On My To Do List Sex Fantasy Role Play-Alexander
Do you remember it?
I am not talking about House and the Prairie- kind-of -sex I am talking about cavemen and cave women kind- of- sex.
Sex that is at its most raw between two people who love or are in lust with each other.
Today, sex is all about drowning out the fake cries of passion from a porno playing in the background because Jigga thinks that it adds to the little ambience that his very bare bachelor apartment with the most heinous bathroom you could imagine. Not like this happened to me. It is just a for instance.
But, I digress.
Mmmn…the movie, “Alexander”. Delicious!
This movie reminds you to strip each other bare. Get down to the basics. No music, no nothing, just fire. Each thrust brings a loud noise of appreciation of rawness. The music of loud sucking, thrusting, kisses et al, should permeate through the air. Remember, passion should be taken to a whole other level.

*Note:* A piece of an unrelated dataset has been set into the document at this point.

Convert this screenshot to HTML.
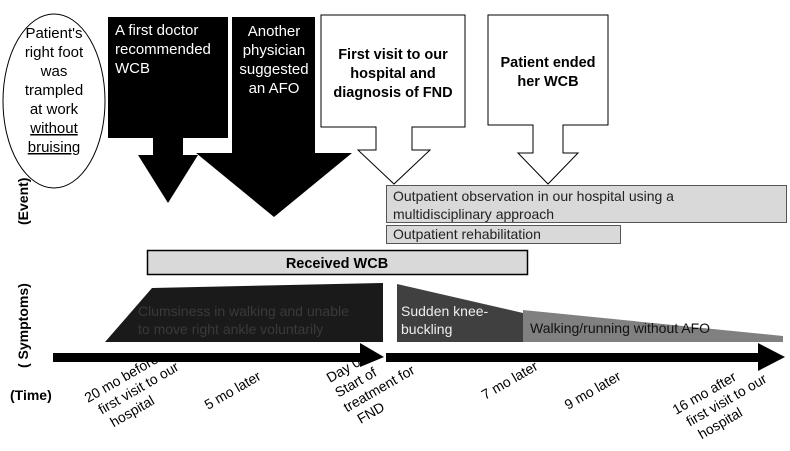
<!DOCTYPE html>
<html><head><meta charset="utf-8"><style>
body{margin:0;background:#fff}
svg{display:block;font-family:"Liberation Sans","Noto Sans CJK JP",sans-serif}
</style></head><body>
<svg width="790" height="451" viewBox="0 0 790 451" xmlns="http://www.w3.org/2000/svg">
<!-- ellipse -->
<ellipse cx="54" cy="101" rx="51" ry="87" fill="#fff" stroke="#000" stroke-width="1"/>
<g font-size="15" text-anchor="middle" fill="#000">
<text x="54" y="38">Patient's</text>
<text x="54" y="57">right foot</text>
<text x="54" y="76">was</text>
<text x="54" y="95">trampled</text>
<text x="54" y="114">at work</text>
<text x="54" y="133" text-decoration="underline">without</text>
<text x="54" y="152" text-decoration="underline">bruising</text>
</g>
<!-- black arrow 1 -->
<polygon points="108,17 228,17 228,138 183,138 183,155 198,155 168,203 138,155 153,155 153,138 108,138" fill="#000"/>
<g font-size="15" fill="#fff">
<text x="115" y="35">A first doctor</text>
<text x="115" y="54">recommended</text>
<text x="115" y="73">WCB</text>
</g>
<!-- black arrow 2 -->
<polygon points="232,17 315,17 315,153 352,153 274,217 196,153 232,153" fill="#000"/>
<g font-size="15" fill="#fff" text-anchor="middle">
<text x="274" y="36">Another</text>
<text x="274" y="55">physician</text>
<text x="274" y="74">suggested</text>
<text x="274" y="93">an AFO</text>
</g>
<!-- callout 1 -->
<polygon points="321,15 465,15 465,127 412,127 412,150 430,150 394,184 358,150 376,150 376,127 321,127" fill="#fff" stroke="#000" stroke-width="1"/>
<g font-size="14.5" font-weight="bold" text-anchor="middle">
<text x="393" y="59">First visit to our</text>
<text x="393" y="78">hospital and</text>
<text x="393" y="97">diagnosis of FND</text>
</g>
<!-- callout 2 -->
<polygon points="488,15 608,15 608,125 563,125 563,153 578,153 548,184 518,153 533,153 533,125 488,125" fill="#fff" stroke="#000" stroke-width="1"/>
<g font-size="14.5" font-weight="bold" text-anchor="middle">
<text x="548" y="67">Patient ended</text>
<text x="548" y="86">her WCB</text>
</g>
<!-- outpatient boxes -->
<rect x="386.5" y="185.5" width="400" height="37" fill="#d9d9d9" stroke="#555" stroke-width="1"/>
<text x="393" y="201" font-size="14" fill="#222">Outpatient observation in our hospital using a</text>
<text x="393" y="219" font-size="14" fill="#222">multidisciplinary approach</text>
<rect x="386.5" y="225.5" width="234" height="18" fill="#d9d9d9" stroke="#555" stroke-width="1"/>
<text x="393" y="239" font-size="14" fill="#222">Outpatient rehabilitation</text>
<!-- received WCB -->
<rect x="147.5" y="250.5" width="380" height="24" fill="#d9d9d9" stroke="#000" stroke-width="1.5"/>
<text x="337" y="268" font-size="14.5" font-weight="bold" text-anchor="middle">Received WCB</text>
<!-- symptoms -->
<polygon points="105,342 152,288 383,283 383,342" fill="#1a1a1a"/>
<g font-size="14" fill="#3a3a3a">
<text x="138" y="316">Clumsiness in walking and unable</text>
<text x="138" y="334">to move right ankle voluntarily</text>
</g>
<polygon points="397,284 523,313 523,342 397,342" fill="#404040"/>
<g font-size="14" fill="#eee">
<text x="401" y="316">Sudden knee-</text>
<text x="401" y="334">buckling</text>
</g>
<polygon points="523,310 783,336 783,342 523,342" fill="#808080"/>
<text x="530" y="333" font-size="14" fill="#111">Walking/running without AFO</text>
<!-- time arrows -->
<polygon points="53,353 360,353 360,343 384,357 360,367 360,362 53,362" fill="#000"/>
<polygon points="386,353 758,353 758,343 785,357 758,371 758,362 386,362" fill="#000"/>
<!-- axis labels -->
<text transform="translate(28,225) rotate(-90)" font-size="14" font-weight="bold">(Event)</text>
<text transform="translate(28,368) rotate(-90)" font-size="14" font-weight="bold">( Symptoms)</text>
<text x="10" y="400" font-size="14" font-weight="bold">(Time)</text>
<!-- time labels -->
<g font-size="14" fill="#000">
<g transform="translate(88,403) rotate(-30)"><text x="0" y="0">20 mo before</text><text x="6" y="17">first visit to our</text><text x="10" y="34">hospital</text></g>
<g transform="translate(208,410) rotate(-30)"><text>5 mo later</text></g>
<g transform="translate(330,383) rotate(-30)"><text x="0" y="0">Day 0</text><text x="0" y="17">Start of</text><text x="0" y="34">treatment for</text><text x="6" y="51">FND</text></g>
<g transform="translate(485,400) rotate(-30)"><text>7 mo later</text></g>
<g transform="translate(568,410) rotate(-30)"><text>9 mo later</text></g>
<g transform="translate(676,415) rotate(-30)"><text x="0" y="0">16 mo after</text><text x="6" y="17">first visit to our</text><text x="10" y="34">hospital</text></g>
</g>
</svg>
</body></html>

And remember, back in those times they did not know how to speak any English, but I bet those bitches knew how to make crazy sexy love!
Silk pants- for him…c’est tout!
A robe- for her something preferable soft that could be torn off at a moment’s notice. You can use a Chinese silk robe or a fur throw. Any hint of skin is good. It ain’t going to stay on that long anyways.![]()
Fire- fireplace or candles are a good substitute and if you are outside and far away, you can use tiki lamps.
Bed-The bed should be dressed. You can dress the bed in Indian sheets and use colorful pillows for decoration…or throwing. You can place multiple fur throws all over the bed. Have you ever felt something soft against the skin when you are making love? Trust me, it is formidable! Make sure it is fake fur though. We are eco-intuitive at lucresialinton.com. We are not into skins, unless it is yak hair.
Make-up-Girls this is the time you have been waiting for! Break out the mascara wands and the eye pencils, it is on! Make sure to kohl up the entire eye. This is not the time to be shy. Just make it look good. And make sure it is water proof cause if he does a good job, there will be tears, honey. There will be tears.
Jewelery: Arm bracelets are good, rings, you can even go as far as to wear some bling in your hair.
The people from
that time believed in the adornment of the body. Your body should only be sexy to him. Who cares if you have a belly. If you own your body, it will come off as being sensual.You can use the jewelery that belly dancers use.
What To Do:
You have just been married off to this son of a bitch who you find attractive, but you don’t want to give in to him. You must not show any sign of weakness.
I don’t know if it is the yak rug or the candles. I can almost smell the incense burning in their room.
He is a lion and you are his tamer. Do you notice he wants to devour her, but almost on her terms? This was a man who conquered many lands, and men and women.
Now it is time for the throw down. Your gazes should be penetrating. You should see inside each other’s soul. Chase each other around the room. Pretend to make hissing sounds. Go wild! Not every man is game for this experience, but when they see the room, and all the effort, all bets are off! Honey, they will be game.
Do not slap back, men! Obviously!
And remember ladies, love taps!
And men, don’t forget to say “You are my sun”.